I've written a custom ML Pipeline Estimator
and Transformer
for my own Python algorithm by following the pattern shown here.
However, in that example all the parameters needed by _transform()
were conveniently passed into the Model/Transformer by the estimator's _fit()
method. But my transformer has several parameters that control the way the transform is applied. These parameters are specific to the transformer so it would feel odd to pass them into the estimator in advance along with the estimator-specific parameters used for fitting the model.
I can work around this by adding extra Params
to the transformer. This works fine when I use my estimator and transformer outside of an ML Pipeline. But how can I set these transformer-specific parameters once my estimator object has been added as a stage to a Pipeline? For example, you can call getStages()

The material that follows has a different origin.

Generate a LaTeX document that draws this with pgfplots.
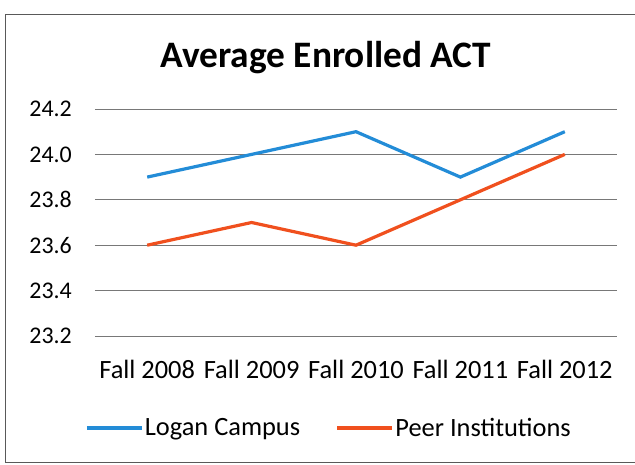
\documentclass[border=0pt]{standalone}
\usepackage{pgfplots}
\pgfplotsset{compat=1.18}
\usepackage{fontspec}
\setmainfont{Carlito}
\definecolor{logan}{RGB}{35,140,215}
\definecolor{peer}{RGB}{240,80,30}
\definecolor{gridc}{RGB}{120,120,120}
\begin{document}
\begin{tikzpicture}
\useasboundingbox (0,0) rectangle (635bp,465bp);
\draw[gray!70!black, line width=0.8bp] (635bp,451bp) -- (5bp,451bp) -- (5bp,3bp) -- (635bp,3bp);
\node[font=\fontsize{37.5}{42}\selectfont\bfseries, anchor=base] at (326bp,397bp) {Average Enrolled ACT};
\begin{axis}[
  at={(95bp,129bp)}, anchor=south west,
  scale only axis, width=522bp, height=227bp,
  xmin=-0.5, xmax=4.5, ymin=23.2, ymax=24.2,
  axis line style={draw=none},
  tick style={draw=none},
  ytick={23.2,23.4,...,24.21},
  ymajorgrids,
  grid style={gridc, line width=0.9bp},
  xtick={0,1,2,3,4},
  xticklabels={Fall 2008,Fall 2009,Fall 2010,Fall 2011,Fall 2012},
  /pgf/number format/assume math mode=true,
  /pgf/number format/fixed,
  /pgf/number format/fixed zerofill,
  /pgf/number format/precision=1,
  yticklabel style={font=\fontsize{24}{28}\selectfont, anchor=east, inner sep=0pt, xshift=-23bp},
  xticklabel style={font=\fontsize{26.5}{30}\selectfont, anchor=north, inner sep=0pt, yshift=-24bp},
  legend columns=2,
  legend style={at={(axis description cs:-0.0192,-0.4053)}, anchor=west,
    draw=none, fill=none, inner sep=0pt, font=\fontsize{26.5}{30}\selectfont,
    /tikz/every even column/.append style={column sep=34bp},
    nodes={inner sep=1.5bp}},
  legend image code/.code={\draw[#1] (0bp,0bp) -- (55bp,0bp);},
]
\addplot[logan, line width=3.2bp] coordinates {(0,23.9) (1,24.0) (2,24.1) (3,23.9) (4,24.1)};
\addlegendentry{Logan Campus}
\addplot[peer, line width=3.2bp] coordinates {(0,23.6) (1,23.7) (2,23.6) (3,23.8) (4,24.0)};
\addlegendentry{Peer Institutions}
\end{axis}
\end{tikzpicture}
\end{document}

on a pyspark.ml.pipeline.Pipeline
and can therefore get the estimators, but there is no corresponding getStages()
method on PipelineModel
. I can't see any methods for setting parameters on the PipelineModel
stages either.
So how can I set the parameters on my transformer before I call transform()
on the fitted pipeline model? I'm on Spark 2.2.0.
There is no getStages()
method on PipelineModel
but the same class does have an undocumented member called stages
.
For example, if you've just fitted a pipeline model with 3 stages and you want to set some parameters on the second stage, you can just do something like:
myModel = myPipelineModel.stages[1]
myModel.setMyParam(42)
# Or in one line:
#myPipelineModel.stages[1].setMyParam(42)
# Now we can push our data through the fully configured pipeline model:
resultsDF = myPipelineModel.transform(inputDF)